Aujourd’hui (1983), condamnation sans appel : -Voir page suivante-


Divers : 

- Les critiques musulmanes à l'encontre de la franc-maçonnerie sont rares et historiquement récentes. Elles sont pourtant parfois violentes. Le 15 juillet 1978 par exemple, une fatwa est prononcée en Égypte par le Collège islamique de l'Université El-Azahar du Caire qui prohibe formellement l'initiation maçonnique aux musulmans.
- Protestants : L'église méthodiste libre interdit à ses membres d’être FM :.. La Southern Baptist Convention, la plus importante association baptiste des États-Unis, déclare elle pareillement que l'appartenance à la franc-maçonnerie est incompatible avec ses croyances.
- Au XXe, l'extrême droite politique évoque parfois le discours antisémite et l’on dénonce alors le complot "judéo-maçonnique" comme lors de l'affaire Dreyfus.
- Au début des années 70, trois cardinaux (Joseph Krol, Franz Koenig et Franjo Seper) cherchent des positions ‘conciliantes’ sur la base « des sociétés qui complotent contre l’église ».

Lors de la rédaction du Code de droit canonique de 1983, un certain nombre d’hommes d’Église sont intervenus pour que ne soit pas reconduite l’ancienne peine d’excommunication. En particulier, les cardinaux Casaroli (Secrétaire d’État) et Castillo Lara, ou l’alors Mgr Vincenzo Fagiolo. Le cardinal Ratzinger fait paraître quelques mois après un texte, approuvé par Jean-Paul II :


(http://www.vatican.va/roman_curia/congregations/cfaith/documents/rc_con_cfaith_doc_19831126_declaration-masonic_fr.html
)

CONGRÉGATION POUR LA DOCTRINE DE LA FOI

DÉCLARATION SUR L’INCOMPATIBILITÉ ENTRE L’APPARTENANCE À L’ÉGLISE ET LA FRANC-MAÇONNERIE

On a demandé si le jugement de l’Église sur les associations maçonniques était changé, étant donné que dans le nouveau Code de droit canonique il n’en est pas fait mention expresse, comme dans le Code antérieur.

Cette Congrégation est en mesure de répondre qu’une telle circonstance est due au critère adopté dans la rédaction, qui a été suivi aussi pour d’autres associations également passées sous silence parce qu’elles sont inclues dans des catégories plus larges.
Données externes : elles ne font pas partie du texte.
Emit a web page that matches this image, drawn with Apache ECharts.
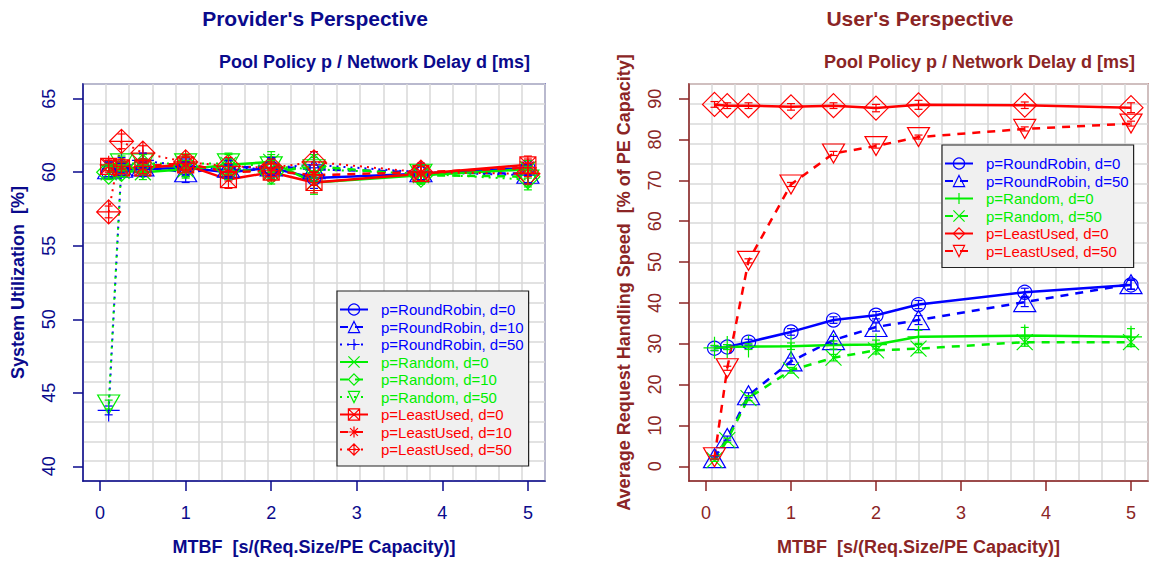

Le jugement négatif de l’Églises sur les associations maçonniques demeure donc inchangé, parce que leurs principes ont toujours été considérés comme inconciliables avec la doctrine de l’Églises, et l’inscription à ces associations reste interdite par l’Églises. Les fidèles qui appartiennent aux associations maçonniques sont en état de péché grave et ne peuvent accéder à la sainte communion.

Les autorités ecclésiastiques locales n’ont pas compétence pour se prononcer sur la nature des associations maçonniques par un jugement qui impliquerait une dérogation à ce qui a été affirmé ci dessus, dans la ligne de la déclaration de cette Congrégation du 17 février 1981 [1] (cf. AAS 73, 1981, p. 240-241: DC 1981, n° 1805, p. 349. Voir aussi la déclaration de l’épiscopat allemand du 12 mai 1980, DC 1981, n° 1807, p. 444-448).

Le Souverain Pontife Jean-Paul II, dans l’audience accordée au cardinal préfet soussigné, a approuvé cette déclaration, qui avait été délibérée en réunion ordinaire de la Congrégation, et en a ordonné la publication.

 

A Rome, au siège de la Congrégation pour la Doctrine de la foi, le 26 novembre 1983.

Joseph, card. RATZINGER, Préfet

+ Fr. Jérôme Hamer, O.P. Secrétaire

 OR : L’excommunication consiste en l'exclusion de la communion des fidèles (Code de droit canonique de 1983, canon 1331).

____________________
[1] réserve au Siège apostolique tout jugement sur la nature de ces associations qui aurait impliqué des dérogations à la loi canonique alors en vigueur (canon 2335).